Lower Out: (verb) A slightly advanced climbing technique necessary for Bigwall climbing. When doing a traversing or overhanging pitch, the Haul bags will not be directly below the hauling point above. To avoid damaging the bags by simply releasing them and letting them take a wild pendulum swing, a person must slowly "lower" the bags out on a separate rope. It is good to use a smaller rope for this application. I borrowed a friend's for this, and it met a slightly sad end in which I had to cut it in half during Day 4. (sorry Todd....)
Portaledge: (noun) A piece of equipment used by climbers to sleep on a wall. It is similar to a cot, that can hang from a single point by use of webbing that all joins together. They come in two different sizes, a single for one person, or a double for two people. On this wall I was using the Black Diamond Cliff Cabana Double. I have also used a Metolius Portaledge, but not enough to give an honest comparison. The Black Diamond Ledge is really good. Really easy to set up ... ONCE YOU FIGURE IT OUT AND PRACTICE A LOT!!.... hahAha. See the Day 2 video tutorial for tips.
Piton: (noun) A piece of climbing equipment. They come in various shapes and sizes, but they all pretty much follow the same principle; Smash a piece of metal into the crack with a hammer and pray that it holds your weight.
Nailing: (verb) Slang for when pitons and a hammer are used while climbing a pitch.
Cam: (noun) Climbing equipment. Short for Spring Loaded Camming Device. A more recently developed piece of equipment, they take advantage of some fancy math and stuff to hold a climber's weight. One of the most commonly used pieces of climbing protection.
Bird Beak: (noun) Climbing equipment. A type of piton that is very useful in small cracks. I assume It's name is derived from the birdlike features that it resembles. Also known as a "beak" for short. These can be placed without the use of a hammer, by hand, to help get the "clean" rating on many climbs. This technique can feel surprisingly secure sometimes, but then again, not nearly as secure as smashing the little guy into the crack with your hammer.
Wires: (noun) Climbing equipment. Also known as "brassies" or "micro nuts." These are small tapered pieces of metal, sometimes brass, or aluminum, that a climber will fit into a crack by getting it stuck in a constriction. Very useful when the crack gets too small for Cams.
Splitter: (adjective) Slang for a very nice crack to climb. The niceness is derived from it being mostly parallel for a significant length, and more or less the same size. The degree of this dictates how splitter the crack is. Example: " aw chyeah that crack is like totally splitter Brah!! "

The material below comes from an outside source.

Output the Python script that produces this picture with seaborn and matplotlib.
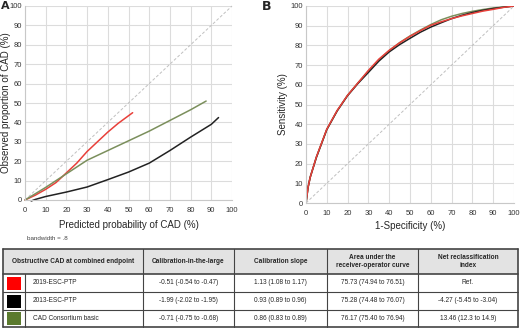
import matplotlib
matplotlib.use("Agg")
from matplotlib import pyplot as plt
import pandas as pd
import seaborn as sns

# panel A: calibration curves
cal_red_x = [0, 5, 10, 15, 20, 25, 30, 35, 40, 45, 52]
cal_red_y = [0, 2.5, 5.5, 9, 14, 19, 25, 30, 35, 39.5, 45]
cal_green_x = [0, 10, 20, 30, 40, 50, 60, 70, 80, 87.5]
cal_green_y = [0, 6.5, 13.5, 20.5, 25.5, 30.5, 35.5, 41, 46.5, 51]
cal_black_x = [3, 5, 10, 20, 30, 40, 50, 60, 70, 80, 90, 93.5]
cal_black_y = [-0.5, 0.3, 1.8, 4.1, 6.7, 10.5, 14.4, 19, 25.5, 32.4, 39, 42.5]

# panel B: ROC curves
fpr = [0, 1, 2, 5, 10, 15, 20, 25, 30, 35, 40, 45, 50, 55, 60, 65, 70, 75, 80, 85, 90, 95, 100]
roc_red = [0, 8, 13, 23.4, 37.5, 47, 54.7, 61, 67.3, 73, 77.5, 81.3, 84.6, 87.5, 90.2, 92, 93.6, 95, 96.2, 97.4, 98.3, 99.3, 100]
roc_black = [0, 8, 13, 23.2, 37.3, 46.8, 54.5, 60.7, 66.3, 72, 76.7, 80.4, 83.6, 86.7, 89.3, 91.5, 93.6, 95.3, 96.7, 97.8, 98.7, 99.4, 100]
roc_green = [0, 8, 13, 23.2, 37.3, 46.8, 54.7, 61, 67, 72.6, 77.4, 81.4, 84.8, 87.8, 90.6, 93, 94.8, 96.2, 97.3, 98.2, 99, 99.5, 100]

# table
models = ["2019-ESC-PTP", "2013-ESC-PTP", "CAD Consortium basic"]
swatches = ["#ff0000", "#000000", "#5b7a2e"]
line_colors = ["#e8403a", "#222222", "#7b8f5c"]
headers = ["Obstructive CAD at combined endpoint", "Calibration-in-the-large", "Calibration slope",
           "Area under the\nreceiver-operator curve", "Net reclassification\nindex"]
citl = ["-0.51 (-0.54 to -0.47)", "-1.99 (-2.02 to -1.95)", "-0.71 (-0.75 to -0.68)"]
slope = ["1.13 (1.08 to 1.17)", "0.93 (0.89 to 0.96)", "0.86 (0.83 to 0.89)"]
auc = ["75.73 (74.94 to 76.51)", "75.28 (74.48 to 76.07)", "76.17 (75.40 to 76.94)"]
nri = ["Ref.", "-4.27 (-5.45 to -3.04)", "13.46 (12.3 to 14.9)"]

sns.set_style("whitegrid", {"grid.color": "#dcdcdc", "axes.edgecolor": "#c8c8c8"})
plt.rcParams['font.family'] = ['Liberation Sans', 'DejaVu Sans']

fig = plt.figure(figsize=(5.2, 3.29), dpi=100)
W, H = 520, 329


def setup(ax):
    ax.set_xlim(0, 100)
    ax.set_ylim(0, 100)
    ax.set_xticks(range(0, 101, 10))
    ax.set_yticks(range(0, 101, 10))
    ax.tick_params(labelsize=5.5, colors="#333333", length=0)
    ax.tick_params(axis="x", pad=5)
    ax.tick_params(axis="y", pad=2)
    ax.grid(True, lw=0.8)
    for s in ["top", "right"]:
        ax.spines[s].set_visible(False)
    ax.plot([0, 100], [0, 100], ls=(0, (3, 2)), color="#c0c0c0", lw=0.7)


axA = fig.add_axes([25 / W, 1 - 200 / H, 207 / W, 194 / H])
setup(axA)
calA = pd.concat([
    pd.DataFrame({"x": cal_red_x, "y": cal_red_y, "m": models[0]}),
    pd.DataFrame({"x": cal_black_x, "y": cal_black_y, "m": models[1]}),
    pd.DataFrame({"x": cal_green_x, "y": cal_green_y, "m": models[2]}),
])
sns.lineplot(data=calA, x="x", y="y", hue="m", palette=dict(zip(models, line_colors)),
             sort=False, lw=1.1, legend=False, ax=axA)
for ln in axA.lines:
    ln.set_clip_on(False)
axA.set_xlabel("Predicted probability of CAD (%)", fontsize=7)
axA.set_ylabel("Observed proportion of CAD (%)", fontsize=7)
axA.xaxis.set_label_coords(0.5, -0.105)
axA.yaxis.set_label_coords(-0.07, 0.5)

axB = fig.add_axes([306 / W, 1 - 203 / H, 208 / W, 197 / H])
setup(axB)
rocB = pd.DataFrame({"fpr": fpr * 3, "sens": roc_green + roc_black + roc_red,
                     "m": [models[2]] * len(fpr) + [models[1]] * len(fpr) + [models[0]] * len(fpr)})
sns.lineplot(data=rocB, x="fpr", y="sens", hue="m", palette=dict(zip(models, line_colors)),
             hue_order=[models[2], models[1], models[0]], sort=False, lw=1.1, legend=False, ax=axB)
axB.set_xlabel("1-Specificity (%)", fontsize=7)
axB.set_ylabel("Sensitivity (%)", fontsize=7)
axB.xaxis.set_label_coords(0.5, -0.09)
axB.yaxis.set_label_coords(-0.085, 0.5)

fig.text(1 / W, 1 - 6 / H, "A", fontsize=8, fontweight="bold", family="DejaVu Sans", va="center")
fig.text(262 / W, 1 - 7 / H, "B", fontsize=9, fontweight="bold", family="DejaVu Sans", va="center")
fig.text(27 / W, 1 - 239 / H, "bandwidth = .8", fontsize=4.5, color="#444444", va="center")

# table drawn in pixel coordinates
tab = fig.add_axes([0, 0, 1, 1], facecolor="none")
tab.set_xlim(0, W)
tab.set_ylim(H, 0)
tab.axis("off")
cols = [3, 143, 234, 327, 418, 518]
rows = [249, 274, 292, 310, 327]
tab.add_patch(plt.Rectangle((cols[0], rows[0]), cols[-1] - cols[0], rows[1] - rows[0],
                            facecolor="#e3e3e3", edgecolor="none"))
for y in rows:
    lw = 1.2 if y in (rows[0], rows[1], rows[-1]) else 0.8
    tab.plot([cols[0], cols[-1]], [y, y], color="#444444", lw=lw)
for x in cols:
    lw = 1.2 if x in (cols[0], cols[-1]) else 0.8
    tab.plot([x, x], [rows[0], rows[-1]], color="#444444", lw=lw)
for i in range(3):
    tab.plot([25, 25], [rows[i + 1], rows[i + 2]], color="#444444", lw=0.8)

hy = (rows[0] + rows[1]) / 2
for j, h in enumerate(headers):
    tab.text((cols[j] + cols[j + 1]) / 2, hy, h, ha="center", va="center", fontsize=4.7,
             fontweight="bold", linespacing=1.15)
for i in range(3):
    cy = (rows[i + 1] + rows[i + 2]) / 2
    tab.add_patch(plt.Rectangle((7, cy - 6.5), 14, 13, facecolor=swatches[i], edgecolor="none"))
    tab.text(33, cy, models[i], ha="left", va="center", fontsize=4.7)
    for j, vals in enumerate([citl, slope, auc, nri]):
        tab.text((cols[j + 1] + cols[j + 2]) / 2, cy, vals[i], ha="center", va="center",
                 fontsize=4.7)

plt.savefig("out.png", dpi=100)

Squeeze Chimney: (noun) The worst... The only time I have ever really wanted to cry, quit climbing, and go home to pick up a different hobby like knitting, was at the top of "The Harding Slot" which might be one of Yosemite's most infamous squeeze chimney's. But they all sort of make me feel like that so ya.... Anyway the basic concept is that the rock comes together in some way as to form a large parallel or mostly parallel crack approximately the size of a human body in width. To get to the top the climber must "squeeze" their body into this crack, and figure out some way to worm up it. Usually using a combination of grunting, shouting, and equally useless flexing of different body parts, the climber eventually makes it to the top without any concept of how they actually did it.
Top Step: (verb) An aid climbing technique in which you stand as high as you can in your aid ladders and reach as far as possible to place a piece of gear. It is very difficult, especially as the angle of the climb becomes steeper, and can require a surprising amount of balance and core strength.

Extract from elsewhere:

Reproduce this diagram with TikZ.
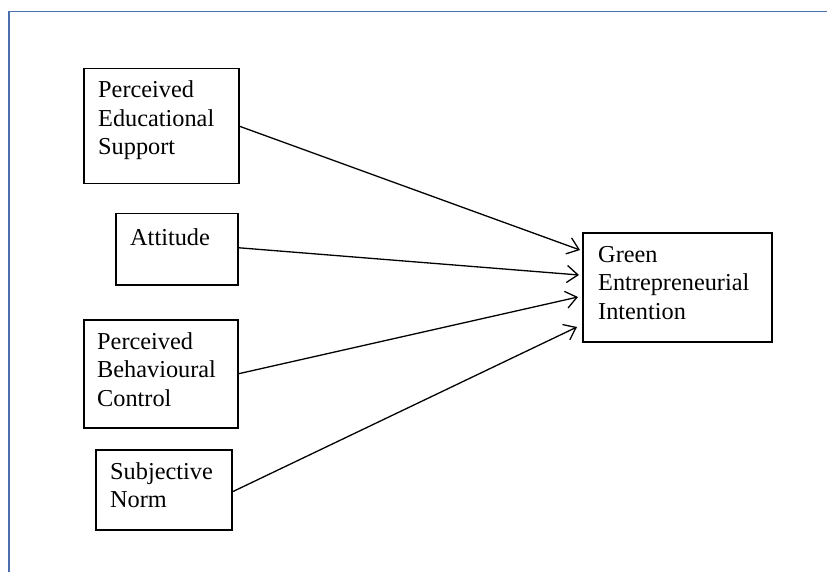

The Nose: (proper noun) Probably the most famous route up El Capitan. It follows the most prominent features right up the middle of the wall. It was the first climbed route on El Capitan in 1957 by Warren Harding and team. It is located to climber's right of the Muir Wall.
The Salathe Wall: (proper noun) Probably the second most famous route on El Capitan. It was first climbed by Royal Robbins and his team. It is located climber's left of the Muir Wall.

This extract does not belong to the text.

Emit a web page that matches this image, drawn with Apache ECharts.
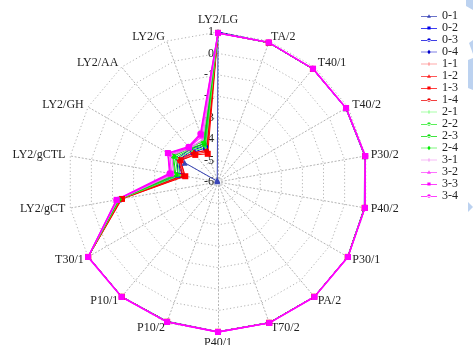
<!DOCTYPE html>
<html>
<head>
<meta charset="utf-8">
<style>
  html, body { margin: 0; padding: 0; background: #ffffff; }
  #chart { width: 473px; height: 345px; }
</style>
<script src="https://cdn.jsdelivr.net/npm/echarts@6/dist/echarts.min.js"></script>
</head>
<body>
<div id="chart"></div>
<script>
// Indicators, listed clockwise starting from the top.
const categories = ['LY2/LG', 'TA/2', 'T40/1', 'T40/2', 'P30/2', 'P40/2', 'P30/1', 'PA/2', 'T70/2',
  'P40/1', 'P10/2', 'P10/1', 'T30/1', 'LY2/gCT', 'LY2/gCTL', 'LY2/GH', 'LY2/AA', 'LY2/G'];

const radialMin = -6;
const radialMax = 1;

// Sample names, one per series.
const seriesNames = ['0-1', '0-2', '0-3', '0-4', '1-1', '1-2', '1-3', '1-4',
  '2-1', '2-2', '2-3', '2-4', '3-1', '3-2', '3-3', '3-4'];

// Values per sample, in the order of `categories`.
const v01 = [1.00, 0.93, 0.88, 0.88, 0.95, 0.93, 0.98, 0.98, 0.98, 0.98, 0.92, 0.98, 0.98, -1.30, -4.10, -4.20, -5.95, -5.90];
const v02 = [0.98, 0.92, 0.89, 0.89, 0.97, 0.95, 0.99, 0.99, 0.99, 0.99, 0.94, 0.99, 0.99, -1.35, -4.30, -4.00, -4.20, -4.30];
const v03 = [0.98, 0.92, 0.89, 0.90, 0.97, 0.95, 0.99, 0.99, 0.99, 0.99, 0.94, 0.99, 0.99, -1.30, -4.20, -3.90, -4.10, -4.20];
const v04 = [0.97, 0.91, 0.88, 0.89, 0.96, 0.94, 0.99, 0.99, 0.99, 0.99, 0.93, 0.99, 0.99, -1.28, -4.10, -3.80, -4.00, -4.10];
const v11 = [0.96, 0.92, 0.89, 0.90, 0.97, 0.95, 0.99, 0.99, 0.99, 0.99, 0.94, 0.99, 0.99, -1.40, -4.35, -3.95, -4.25, -4.40];
const v12 = [0.96, 0.92, 0.89, 0.90, 0.97, 0.95, 0.99, 0.99, 0.99, 0.99, 0.94, 0.99, 0.99, -1.42, -4.40, -4.00, -4.30, -4.50];
const v13 = [0.96, 0.92, 0.89, 0.90, 0.97, 0.95, 0.99, 0.99, 0.99, 0.99, 0.94, 0.99, 0.99, -1.45, -4.45, -3.98, -4.35, -4.60];
const v14 = [0.96, 0.92, 0.89, 0.90, 0.97, 0.95, 0.99, 0.99, 0.99, 0.99, 0.94, 0.99, 0.99, -1.38, -4.30, -3.90, -4.20, -4.45];
const v21 = [0.96, 0.92, 0.89, 0.90, 0.97, 0.95, 0.99, 0.99, 0.99, 0.99, 0.94, 0.99, 0.99, -1.35, -4.20, -3.80, -4.10, -4.30];
const v22 = [0.96, 0.92, 0.89, 0.90, 0.97, 0.95, 0.99, 0.99, 0.99, 0.99, 0.94, 0.99, 0.99, -1.33, -4.10, -3.70, -4.00, -4.20];
const v23 = [0.96, 0.92, 0.89, 0.90, 0.97, 0.95, 0.99, 0.99, 0.99, 0.99, 0.94, 0.99, 0.99, -1.30, -4.00, -3.60, -3.95, -4.10];
const v24 = [0.96, 0.92, 0.89, 0.90, 0.97, 0.95, 0.99, 0.99, 0.99, 0.99, 0.94, 0.99, 0.99, -1.28, -3.95, -3.55, -3.90, -4.00];
const v31 = [0.95, 0.93, 0.90, 0.90, 0.98, 0.96, 1.00, 1.00, 1.00, 1.00, 0.95, 1.00, 1.00, -1.25, -3.90, -3.50, -3.95, -3.90];
const v32 = [0.95, 0.93, 0.90, 0.90, 0.98, 0.96, 1.00, 1.00, 1.00, 1.00, 0.95, 1.00, 1.00, -1.22, -3.80, -3.40, -3.90, -3.75];
const v33 = [0.95, 0.93, 0.90, 0.90, 0.98, 0.96, 1.00, 1.00, 1.00, 1.00, 0.95, 1.00, 1.00, -1.20, -3.75, -3.30, -3.90, -3.65];
const v34 = [0.95, 0.93, 0.90, 0.90, 0.98, 0.96, 1.00, 1.00, 1.00, 1.00, 0.95, 1.00, 1.00, -1.18, -3.70, -3.30, -3.85, -3.60];

const seriesValues = [v01, v02, v03, v04, v11, v12, v13, v14, v21, v22, v23, v24, v31, v32, v33, v34];

// Styling per sample: colour, symbol and symbol size.
const styles = [
  { color: '#3a46b8', symbol: 'triangle', size: 6, icon: 'tri' },
  { color: '#0000ee', symbol: 'rect', size: 5, icon: 'sq' },
  { color: '#0000dd', symbol: 'circle', size: 4, icon: 'dot' },
  { color: '#0000cc', symbol: 'diamond', size: 5, icon: 'dia' },
  { color: '#ff5555', symbol: 'diamond', size: 3, icon: 'plus' },
  { color: '#ff2222', symbol: 'triangle', size: 5, icon: 'tri' },
  { color: '#ff0000', symbol: 'rect', size: 6, icon: 'sq' },
  { color: '#ee0000', symbol: 'circle', size: 5, icon: 'dot' },
  { color: '#55ff55', symbol: 'diamond', size: 3, icon: 'plus' },
  { color: '#22ee22', symbol: 'circle', size: 4, icon: 'dot' },
  { color: '#00dd00', symbol: 'circle', size: 5, icon: 'dot' },
  { color: '#00ee00', symbol: 'diamond', size: 5, icon: 'dia' },
  { color: '#ee77ee', symbol: 'diamond', size: 3, icon: 'plus' },
  { color: '#ff44ff', symbol: 'triangle', size: 5, icon: 'tri' },
  { color: '#ff00ff', symbol: 'rect', size: 6, icon: 'sq' },
  { color: '#ff00ff', symbol: 'circle', size: 6, icon: 'dot' }
];

// Legend glyphs: a thin line with the marker in the middle (18 x 5 box).
const legendGlyphs = {
  tri:  'path://M0,3h18v0.8h-18z M9,1L11.2,5H6.8z',
  sq:   'path://M0,3h18v0.8h-18z M7.2,1.2h3.6v3.6h-3.6z',
  dot:  'path://M0,3h18v0.8h-18z M7,3A2,2 0 1,0 11,3A2,2 0 1,0 7,3z',
  dia:  'path://M0,3h18v0.8h-18z M9,1L11,3.4L9,5.8L7,3.4z',
  plus: 'path://M0,3h18v0.8h-18z M8.6,1.4h0.8v4h-0.8z'
};

// The radar lays indicators out counter-clockwise, so feed it the reversed order.
const order = [0].concat(categories.slice(1).map((_, i) => categories.length - 1 - i));

const serif = 'Liberation Serif';

const indicator = order.map((i, k) => {
  const item = { name: categories[i], min: radialMin, max: radialMax };
  if (k === 0) {
    item.axisLabel = { show: true };
  }
  return item;
});

const series = seriesNames.map((name, s) => ({
  type: 'radar',
  name: name,
  symbol: styles[s].symbol,
  symbolSize: styles[s].size,
  itemStyle: { color: styles[s].color },
  lineStyle: { color: styles[s].color, width: s >= 12 ? 1.3 : 1 },
  emphasis: { disabled: true },
  data: [{ name: name, value: order.map(i => seriesValues[s][i]) }]
}));

const chart = echarts.init(document.getElementById('chart'), null, { renderer: 'canvas' });

const gridLine = { color: '#b4b4b4', type: [1.2, 2.4], width: 1 };

chart.setOption({
  animation: false,
  backgroundColor: '#ffffff',
  legend: {
    orient: 'vertical',
    left: 421,
    top: 10,
    padding: 0,
    itemGap: 0,
    itemWidth: 16,
    itemHeight: 5,
    selectedMode: false,
    textStyle: { fontFamily: serif, fontSize: 12, lineHeight: 12, color: '#222222' },
    data: seriesNames.map((name, s) => ({ name: name, icon: legendGlyphs[styles[s].icon] }))
  },
  radar: {
    center: [218, 182],
    radius: 150,
    startAngle: 90,
    shape: 'polygon',
    splitNumber: radialMax - radialMin,
    nameGap: 5,
    axisName: { color: '#222222', fontFamily: serif, fontSize: 12 },
    axisLine: { show: true, lineStyle: gridLine },
    splitLine: { show: true, lineStyle: gridLine },
    splitArea: { show: false },
    axisTick: { show: false },
    axisLabel: { show: false, fontFamily: serif, fontSize: 12, color: '#222222', margin: 4 },
    indicator: indicator
  },
  series: series,
  graphic: [
    { type: 'polygon', shape: { points: [[466, 0], [473, 0], [473, 10], [466, 6]] }, style: { fill: '#bcd2f0' } },
    { type: 'polygon', shape: { points: [[469, 43], [473, 40], [473, 54]] }, style: { fill: '#bcd2f0' } },
    { type: 'polygon', shape: { points: [[468, 60], [473, 58], [473, 90], [468, 88]] }, style: { fill: '#bcd2f0' } },
    { type: 'polygon', shape: { points: [[468, 202], [473, 207], [468, 212]] }, style: { fill: '#bcd2f0' } }
  ]
});
</script>
</body>
</html>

Muir Wall: (proper noun) The route that I climbed on El Capitan in this article.
Freerider: (proper noun) Another route on El Capitan. It is a free variation of the famous Salathe Wall.
The Shield: (proper noun) A route on El Capitan that tackles the prominent "Shield" feature on El Capitan. It is just left of Muir Wall and shares some pitches. I did these pitches during day 3 of my ascent. The Shield is a good route that I climbed several years ago. It is a slightly more advanced aid route then Salathe Wall or the Nose. The aid climbing is of the same difficulty as Zodiac, but because it is longer it is considered to be a more demanding route. It is probably easier then Mescalito.